Soundtrack album by Various Artists
- Released: March 26, 1991
- Genres: Pop; hip hop; techno; Latin;
- Length: 41:32
- Label: SBK
- Producer: Pat Lucas

= Teenage Mutant Ninja Turtles II: The Secret of the Ooze: The Original Motion Picture Soundtrack =

Teenage Mutant Ninja Turtles II: The Secret of the Ooze: The Original Motion Picture Soundtrack is the soundtrack to the 1991 New Line Cinema film Teenage Mutant Ninja Turtles II: The Secret of the Ooze. Released by SBK Records on March 26, 1991, It features the song "Ninja Rap" by Vanilla Ice, who made a cameo appearance in the film. Songs like "This World" by Magnificent VII and "Back to School" by Fifth Platoon feature various virtuous themes in their lyrics such as world peace, staying in school, and environmentalism.

==Reception==

In 1991, Select gave the album a rating of one out of five, stating the album "is despicable.
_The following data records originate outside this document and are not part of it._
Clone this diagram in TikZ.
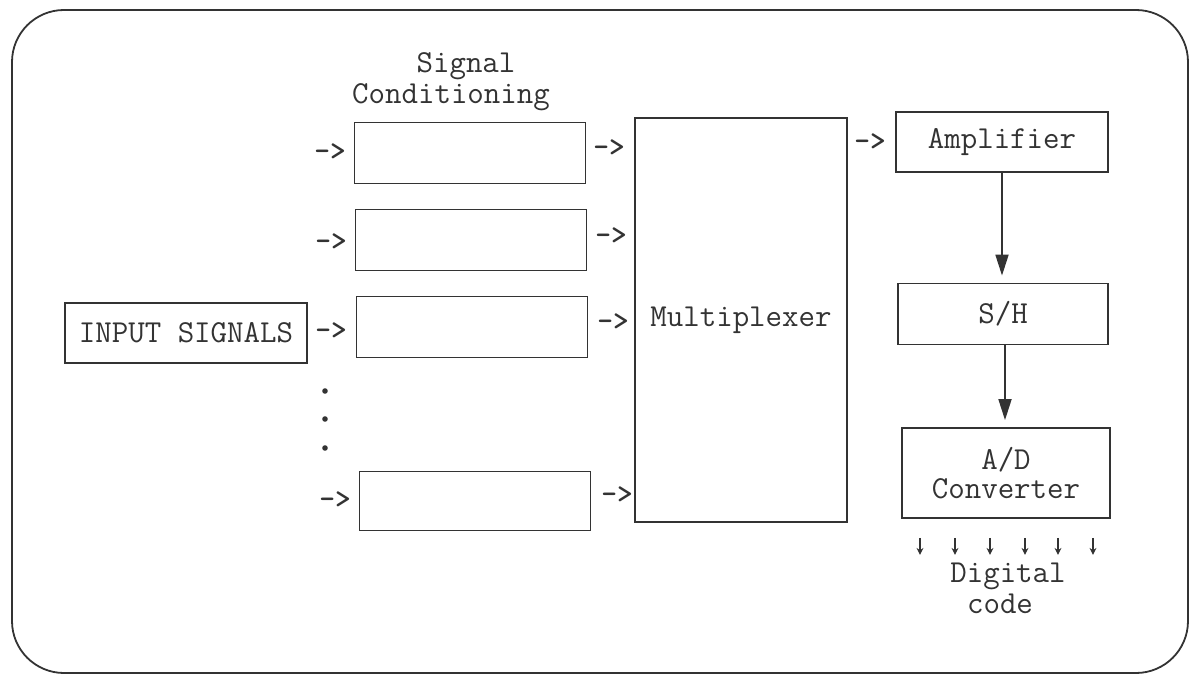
\documentclass[tikz,border=0pt]{standalone}
\usepackage{fontspec}
\usetikzlibrary{arrows.meta,calc}
\definecolor{ink}{HTML}{333333}
\newcommand{\dfont}{\fontsize{32}{29}\ttfamily\selectfont}
\tikzset{
  box/.style={draw=ink, line width=1.8pt, rectangle, inner sep=0pt, text=ink, font=\dfont},
  txt/.style={text=ink, inner sep=0pt, font=\dfont},
  arrtxt/.style={text=ink, inner sep=0pt, font=\fontsize{30}{28}\ttfamily\bfseries\selectfont},
  bigarr/.style={draw=ink, line width=1.8pt, -{Triangle[width=13pt,length=21pt]}},
  smallarr/.style={draw=ink, line width=1.3pt, -{Stealth[width=7pt,length=7pt]}},
}
\begin{document}
\begin{tikzpicture}[x=1pt,y=-1pt]
\useasboundingbox (0,0) rectangle (1192,677);
% frame
\draw[ink, line width=1.8pt, rounded corners=52pt] (12,10) rectangle (1188,673);

% header
\node[txt, align=center, font=\fontsize{32}{31}\ttfamily\selectfont] (sclab) at (451,82) {\hspace*{30pt}Signal\\Conditioning};

% input
\node[box, minimum width=242pt, minimum height=60pt] (in) at (186,333) {INPUT SIGNALS};
\node[arrtxt] (ai) at (331,331) {->};

% signal conditioning boxes
\node[box, minimum width=231pt, minimum height=61pt] (sc1) at (470,153) {};
\node[box, minimum width=231pt, minimum height=61pt] (sc2) at (471,240) {};
\node[box, minimum width=231pt, minimum height=61pt] (sc3) at (472,327) {};
\node[box, minimum width=231pt, minimum height=59pt] (sc4) at (475,501) {};

\node[arrtxt] (l1) at (330,152) {->};
\node[arrtxt] (l2) at (331,242) {->};
\node[arrtxt] (l4) at (335,500) {->};

\node[arrtxt] (r1) at (609,148) {->};
\node[arrtxt] (r2) at (611,236) {->};
\node[arrtxt] (r3) at (613,322) {->};
\node[arrtxt] (r4) at (617,495) {->};

% dots
\fill[ink] (325,391) circle (2.8pt);
\fill[ink] (325,419) circle (2.8pt);
\fill[ink] (325,448) circle (2.8pt);

% multiplexer
\node[box, minimum width=212pt, minimum height=404pt] (mux) at (741,320) {Multiplexer};
\node[arrtxt] (rm) at (870,142) {->};

% right chain
\node[box, minimum width=212pt, minimum height=60pt] (amp) at (1002,142) {Amplifier};
\node[box, minimum width=210pt, minimum height=61pt] (sh) at (1003,314) {S/H};
\node[box, minimum width=208pt, minimum height=90pt, align=center] (ad) at (1006,473) {A/D\\Converter};

\draw[bigarr] (amp.south) -- ([yshift=7pt]amp.south |- sh.north);
\draw[bigarr] ([xshift=2pt]sh.south) -- ([xshift=2pt,yshift=7pt]sh.south |- ad.north);

\foreach \dx in {-86,-51,-16,19,52,87}{
  \draw[smallarr] ([xshift=\dx pt, yshift=-19pt]ad.south) -- ([xshift=\dx pt, yshift=-36pt]ad.south);
}

\node[txt, align=center, font=\fontsize{32}{31}\ttfamily\selectfont] (dig) at (1008,588) {Digital\\code\hspace*{16pt}};
\end{tikzpicture}
\end{document}
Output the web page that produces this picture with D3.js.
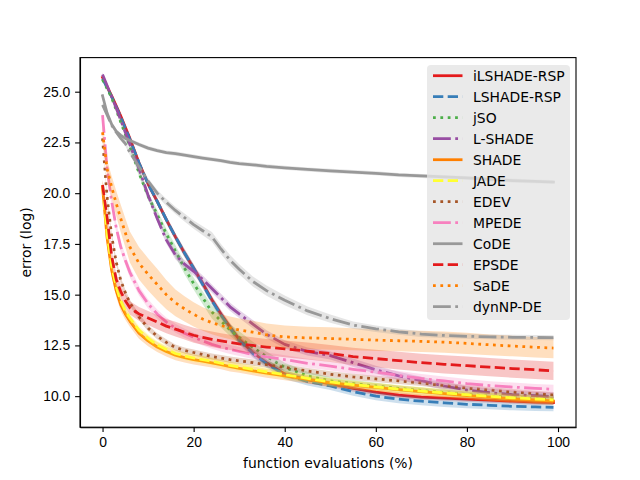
<!DOCTYPE html>
<html lang="en">
<head>
    <meta charset="UTF-8">
    <title>error curves</title>
    <script src="https://d3js.org/d3.v7.min.js"></script>
    <style>
        body { margin: 0; background: white; }
        svg { display: block; font-family: "DejaVu Sans", sans-serif; }
        .axis text { font-size: 13.9px; fill: black; }
        .axis path, .axis line { stroke: black; stroke-width: 1.1; }
        .line { fill: none; stroke-width: 2.78; stroke-linejoin: round; }
        .band { stroke: none; fill-opacity: .25; }
    </style>
</head>
<body>
<script>
    const width = 640;
    const height = 480;
    const margin = {top: 57.6, right: 64, bottom: 52.8, left: 80};

    // x grid (% of function evaluations)
    const evals = [0, 1, 2, 3, 4, 5, 6, 8, 10, 12, 14, 16, 18, 20, 22, 24, 26, 28, 30, 33, 36, 40, 45, 50, 55, 60, 65, 70, 75, 80, 85, 90, 95, 99];

    const names = ["iLSHADE-RSP", "LSHADE-RSP", "jSO", "L-SHADE", "SHADE", "JADE", "EDEV", "MPEDE", "CoDE", "EPSDE", "SaDE", "dynNP-DE"];
    const colors = ["#e41a1c", "#377eb8", "#4daf4a", "#984ea3", "#ff7f00", "#ffff33", "#a65628", "#f781bf", "#999999", "#e41a1c", "#ff7f00", "#999999"];

    // mean error per algorithm
    const ilshadeRsp = [25.7, 25.25, 24.8, 24.3, 23.8, 23.25, 22.7, 21.5, 20.45, 19.6, 18.7, 17.85, 17.05, 16.3, 15.55, 14.75, 14.05, 13.4, 12.8, 12.15, 11.65, 11.1, 10.8, 10.6, 10.38, 10.2, 10.05, 9.95, 9.9, 9.85, 9.8, 9.75, 9.7, 9.68];
    const lshadeRsp = [25.65, 25.2, 24.75, 24.25, 23.75, 23.2, 22.65, 21.5, 20.45, 19.6, 18.7, 17.85, 17.05, 16.3, 15.5, 14.7, 14.0, 13.35, 12.75, 12.1, 11.6, 11.05, 10.72, 10.5, 10.22, 10.0, 9.85, 9.75, 9.67, 9.6, 9.55, 9.5, 9.47, 9.45];
    const jso = [25.6, 25.15, 24.7, 24.1, 23.5, 22.9, 22.3, 21.0, 19.85, 18.95, 18.0, 17.15, 16.3, 15.55, 14.85, 14.15, 13.7, 13.26, 12.9, 12.4, 11.95, 11.42, 11.0, 10.75, 10.62, 10.5, 10.38, 10.28, 10.18, 10.08, 10.0, 9.93, 9.88, 9.85];
    const lshade = [25.85, 25.3, 24.75, 24.2, 23.6, 23.0, 22.4, 21.2, 19.9, 18.75, 17.7, 16.95, 16.5, 16.15, 15.75, 15.3, 14.85, 14.4, 14.05, 13.55, 13.05, 12.55, 12.2, 12.0, 11.65, 11.3, 11.0, 10.76, 10.5, 10.3, 10.17, 10.08, 10.02, 9.98];
    const shade = [20.3, 17.8, 16.2, 15.2, 14.5, 14.05, 13.7, 13.1, 12.72, 12.42, 12.2, 12.02, 11.9, 11.8, 11.72, 11.64, 11.55, 11.45, 11.37, 11.25, 11.13, 11.0, 10.83, 10.66, 10.54, 10.43, 10.32, 10.22, 10.12, 10.03, 9.95, 9.87, 9.81, 9.76];
    const jade = [20.4, 18.0, 16.4, 15.4, 14.7, 14.2, 13.85, 13.25, 12.85, 12.52, 12.3, 12.1, 11.98, 11.88, 11.8, 11.72, 11.62, 11.52, 11.44, 11.32, 11.2, 11.06, 10.88, 10.7, 10.57, 10.46, 10.35, 10.25, 10.16, 10.07, 9.99, 9.92, 9.86, 9.82];
    const edev = [22.7, 19.8, 17.9, 16.6, 15.7, 15.1, 14.6, 13.9, 13.35, 12.95, 12.65, 12.4, 12.25, 12.15, 12.05, 11.95, 11.88, 11.8, 11.74, 11.65, 11.55, 11.42, 11.24, 11.08, 10.95, 10.85, 10.75, 10.65, 10.52, 10.4, 10.3, 10.2, 10.12, 10.06];
    const mpede = [23.85, 21.2, 19.6, 18.3, 17.35, 16.7, 16.1, 15.2, 14.55, 14.05, 13.65, 13.35, 13.1, 12.9, 12.72, 12.55, 12.42, 12.3, 12.2, 12.05, 11.93, 11.8, 11.62, 11.48, 11.32, 11.18, 11.02, 10.87, 10.75, 10.62, 10.52, 10.45, 10.38, 10.34];
    const code = [24.8, 23.95, 23.4, 23.05, 22.85, 22.7, 22.6, 22.4, 22.22, 22.1, 22.0, 21.95, 21.88, 21.8, 21.73, 21.67, 21.6, 21.52, 21.46, 21.4, 21.32, 21.25, 21.17, 21.1, 21.04, 20.98, 20.9, 20.85, 20.8, 20.75, 20.68, 20.62, 20.58, 20.55];
    const epsde = [20.4, 18.8, 16.9, 15.75, 15.15, 14.7, 14.35, 14.05, 13.85, 13.65, 13.45, 13.3, 13.15, 13.0, 12.9, 12.8, 12.72, 12.65, 12.58, 12.5, 12.42, 12.33, 12.22, 12.1, 11.95, 11.85, 11.75, 11.65, 11.57, 11.5, 11.43, 11.36, 11.3, 11.24];
    const sade = [23.0, 21.2, 20.3, 19.5, 18.75, 18.05, 17.35, 16.55, 16.0, 15.5, 15.0, 14.6, 14.3, 14.03, 13.8, 13.62, 13.48, 13.36, 13.26, 13.15, 13.02, 12.92, 12.87, 12.84, 12.8, 12.76, 12.73, 12.7, 12.66, 12.6, 12.53, 12.47, 12.41, 12.37];
    const dynnpde = [24.35, 23.85, 23.35, 23.0, 22.7, 22.45, 22.0, 21.3, 20.6, 20.0, 19.55, 19.15, 18.8, 18.45, 18.15, 17.85, 17.25, 16.7, 16.25, 15.65, 15.2, 14.72, 14.2, 13.82, 13.5, 13.32, 13.17, 13.06, 12.99, 12.95, 12.92, 12.9, 12.89, 12.88];

    // spread (half width of the shaded band)
    const ilshadeRspSd = [0.1, 0.12, 0.12, 0.12, 0.14, 0.14, 0.15, 0.15, 0.16, 0.17, 0.18, 0.18, 0.2, 0.2, 0.2, 0.2, 0.2, 0.2, 0.2, 0.2, 0.18, 0.17, 0.16, 0.15, 0.15, 0.14, 0.14, 0.13, 0.13, 0.12, 0.12, 0.12, 0.12, 0.12];
    const lshadeRspSd = [0.1, 0.12, 0.12, 0.12, 0.14, 0.14, 0.15, 0.15, 0.16, 0.17, 0.18, 0.18, 0.2, 0.2, 0.2, 0.2, 0.2, 0.2, 0.2, 0.2, 0.2, 0.2, 0.2, 0.2, 0.2, 0.2, 0.2, 0.2, 0.2, 0.2, 0.2, 0.2, 0.2, 0.2];
    const jsoSd = [0.1, 0.1, 0.1, 0.12, 0.12, 0.14, 0.15, 0.18, 0.2, 0.22, 0.25, 0.28, 0.3, 0.3, 0.32, 0.32, 0.32, 0.3, 0.3, 0.28, 0.25, 0.22, 0.2, 0.18, 0.17, 0.16, 0.15, 0.15, 0.15, 0.15, 0.15, 0.15, 0.15, 0.15];
    const lshadeSd = [0.1, 0.1, 0.1, 0.12, 0.12, 0.14, 0.15, 0.15, 0.16, 0.17, 0.18, 0.2, 0.2, 0.2, 0.2, 0.2, 0.2, 0.2, 0.2, 0.2, 0.2, 0.2, 0.2, 0.2, 0.2, 0.2, 0.2, 0.2, 0.2, 0.2, 0.2, 0.2, 0.2, 0.2];
    const shadeSd = [0.3, 0.3, 0.3, 0.3, 0.3, 0.28, 0.28, 0.27, 0.26, 0.25, 0.25, 0.25, 0.24, 0.24, 0.24, 0.23, 0.23, 0.23, 0.22, 0.22, 0.22, 0.22, 0.21, 0.21, 0.2, 0.2, 0.2, 0.2, 0.2, 0.2, 0.2, 0.2, 0.2, 0.2];
    const jadeSd = [0.25, 0.25, 0.24, 0.23, 0.22, 0.22, 0.21, 0.2, 0.2, 0.2, 0.2, 0.2, 0.2, 0.2, 0.2, 0.2, 0.2, 0.2, 0.2, 0.2, 0.2, 0.2, 0.2, 0.2, 0.2, 0.2, 0.2, 0.2, 0.2, 0.2, 0.2, 0.2, 0.2, 0.2];
    const edevSd = [0.15, 0.15, 0.15, 0.15, 0.15, 0.15, 0.15, 0.15, 0.15, 0.15, 0.15, 0.15, 0.15, 0.15, 0.15, 0.15, 0.15, 0.15, 0.15, 0.15, 0.15, 0.15, 0.15, 0.15, 0.15, 0.15, 0.15, 0.15, 0.15, 0.15, 0.15, 0.15, 0.15, 0.15];
    const mpedeSd = [0.2, 0.22, 0.24, 0.25, 0.25, 0.25, 0.25, 0.24, 0.23, 0.22, 0.22, 0.22, 0.22, 0.22, 0.22, 0.22, 0.22, 0.22, 0.22, 0.22, 0.22, 0.22, 0.22, 0.22, 0.22, 0.22, 0.22, 0.22, 0.22, 0.22, 0.22, 0.22, 0.22, 0.22];
    const codeSd = [0.1, 0.1, 0.1, 0.1, 0.1, 0.1, 0.1, 0.1, 0.1, 0.1, 0.1, 0.1, 0.1, 0.1, 0.1, 0.1, 0.1, 0.1, 0.1, 0.1, 0.1, 0.1, 0.1, 0.1, 0.1, 0.1, 0.1, 0.1, 0.1, 0.1, 0.1, 0.1, 0.1, 0.1];
    const epsdeSd = [0.25, 0.28, 0.3, 0.3, 0.32, 0.32, 0.33, 0.34, 0.35, 0.35, 0.35, 0.36, 0.36, 0.37, 0.37, 0.38, 0.38, 0.38, 0.39, 0.4, 0.4, 0.41, 0.42, 0.42, 0.43, 0.43, 0.44, 0.44, 0.45, 0.45, 0.45, 0.45, 0.45, 0.45];
    const sadeSd = [0.3, 0.45, 0.55, 0.62, 0.68, 0.72, 0.76, 0.8, 0.8, 0.78, 0.72, 0.66, 0.62, 0.6, 0.58, 0.57, 0.56, 0.56, 0.56, 0.56, 0.56, 0.56, 0.55, 0.55, 0.54, 0.53, 0.52, 0.52, 0.52, 0.52, 0.51, 0.51, 0.5, 0.5];
    const dynnpdeSd = [0.1, 0.1, 0.1, 0.1, 0.12, 0.12, 0.13, 0.14, 0.15, 0.16, 0.17, 0.18, 0.2, 0.2, 0.22, 0.24, 0.25, 0.25, 0.25, 0.25, 0.25, 0.24, 0.22, 0.2, 0.18, 0.16, 0.15, 0.14, 0.13, 0.12, 0.12, 0.12, 0.12, 0.12];

    const means = [ilshadeRsp, lshadeRsp, jso, lshade, shade, jade, edev, mpede, code, epsde, sade, dynnpde];
    const spreads = [ilshadeRspSd, lshadeRspSd, jsoSd, lshadeSd, shadeSd, jadeSd, edevSd, mpedeSd, codeSd, epsdeSd, sadeSd, dynnpdeSd];

    const xTicks = [0, 20, 40, 60, 80, 100];
    const yTicks = [10.0, 12.5, 15.0, 17.5, 20.0, 22.5, 25.0];

    // matplotlib line styles at lw=2 (pt -> px at 100 dpi)
    const dashes = [null, "10.3,4.4", "2.78,4.58", "17.8,4.44,2.78,4.44"];

    const series = names.map((name, i) => ({
        name: name,
        color: colors[i],
        dash: dashes[i % dashes.length],
        values: evals.map((x, j) => ({x: x, y: means[i][j], sd: spreads[i][j]}))
    }));

    const svg = d3.select("body").append("svg")
        .attr("width", width).attr("height", height);

    const x = d3.scaleLinear().domain([-4.95, 103.95]).range([margin.left, width - margin.right]);
    const y = d3.scaleLinear().domain([8.47, 26.68]).range([height - margin.bottom, margin.top]);

    const line = d3.line().x(d => x(d.x)).y(d => y(d.y));
    const area = d3.area().x(d => x(d.x)).y0(d => y(d.y - d.sd)).y1(d => y(d.y + d.sd));

    const plot = svg.append("g");
    series.forEach(s => {
        plot.append("path")
            .attr("class", "line")
            .attr("d", line(s.values))
            .attr("stroke", s.color)
            .attr("stroke-dasharray", s.dash)
            .attr("stroke-linecap", s.dash ? "butt" : "square");
        plot.append("path")
            .attr("class", "band")
            .attr("d", area(s.values))
            .attr("fill", s.color);
    });

    // axes
    svg.append("g")
        .attr("class", "axis")
        .attr("transform", `translate(0,${height - margin.bottom})`)
        .call(d3.axisBottom(x).tickValues(xTicks).tickSize(4.9).tickPadding(4.9).tickSizeOuter(0));
    svg.append("g")
        .attr("class", "axis")
        .attr("transform", `translate(${margin.left},0)`)
        .call(d3.axisLeft(y).tickValues(yTicks).tickFormat(d3.format(".1f")).tickSize(4.9).tickPadding(4.9).tickSizeOuter(0));

    // frame
    svg.append("rect")
        .attr("x", margin.left).attr("y", margin.top)
        .attr("width", width - margin.left - margin.right)
        .attr("height", height - margin.top - margin.bottom)
        .attr("fill", "none").attr("stroke", "black").attr("stroke-width", 1.1);

    svg.append("text")
        .attr("x", (margin.left + width - margin.right) / 2).attr("y", 468)
        .attr("text-anchor", "middle").style("font-size", "13.9px")
        .text("function evaluations (%)");
    svg.append("text")
        .attr("transform", `translate(31,${(margin.top + height - margin.bottom) / 2}) rotate(-90)`)
        .attr("text-anchor", "middle").style("font-size", "13.9px")
        .text("error (log)");

    // legend
    const legend = svg.append("g").attr("transform", "translate(427,65)");
    legend.append("rect")
        .attr("width", 143).attr("height", 255).attr("rx", 4)
        .attr("fill", "#e5e5e5").attr("fill-opacity", 0.8);
    const row = legend.selectAll("g.row")
        .data(series)
        .enter()
        .append("g")
        .attr("class", "row")
        .attr("transform", (d, i) => `translate(0,${10.7 + i * 21})`);
    row.append("line")
        .attr("x1", 6).attr("x2", 35.5)
        .attr("stroke", d => d.color)
        .attr("stroke-width", 2.78)
        .attr("stroke-dasharray", d => d.dash);
    row.append("text")
        .attr("x", 46).attr("y", 5)
        .style("font-size", "13.9px")
        .text(d => d.name);
</script>

</body>
</html>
Every kind of dance music has been drugged and sodomised into submission until it becomes anodyne and trite enough to accompany the weakest of children's parties."

Professional ratings
Review scores
| Source | Rating |
| Allmusic | Star Half star |
| Select | (1/5) |

== Track listing ==

| No. | Title | Writer(s) | Artist | Length |
|---|---|---|---|---|
| 1. | "Awesome (You Are My Hero)" | Danny Poku; Manuela Kamosi; | Ya Kid K | 4:04 |
| 2. | "Ninja Rap" | Vanilla Ice; Earthquake; | Vanilla Ice | 3:45 |
| 3. | "Find the Key to Your Life" | Cathy Dennis; David Morales; | Cathy Dennis featuring David Morales | 4:42 |
| 4. | "Moov!" | Karen Bernod; Pierre Salandy; Winston Jones; | Tribal House | 5:15 |
| 5. | "(That's Your) Consciousness" | Charlie Midnight; Dan Hartman; John Du Prez; | Dan Hartman | 4:10 |
| 6. | "This World" | Mickey Mahoney; Rosano Martinez; Troy Duncombe; | Magnificent VII | 3:56 |
| 7. | "Creatures of Habit" | Renée Geyer; Steve Harvey; | Spunkadelic | 4:02 |
| 8. | "Back to School" | Fifth Platoon | Fifth Platoon | 4:39 |
| 9. | "Cowabunga" | Du Prez | Orchestra on the Half Shell | 3:29 |
| 10. | "Tokka and Rahzar: Monster Mix" | Du Prez | Orchestra on the Half Shell | 3:58 |
| Total length: |  |  |  | 41:32 |

==Charts==

| Chart (1990) | Peak position |
|---|---|
| Canada Top Albums/CDs (RPM) | 30 |
| US Billboard 200 | 30 |

== Certifications ==

| Region | Certification | Certified units/sales |
| Canada (Music Canada) | Gold | 50,000^{^} |
| United States (RIAA) | Gold | 500,000^{^} |
^{^} Shipments figures based on certification alone.

== Notes ==
- The album version of '"Ninja Rap" has a higher tempo than the film version.
- The album version of "Awesome (You Are My Hero)" omits the chorus' background vocals heard during the film's end credits.
- An arranged instrumental version of "(That's Your) Consciousness" is played over the film's opening credits.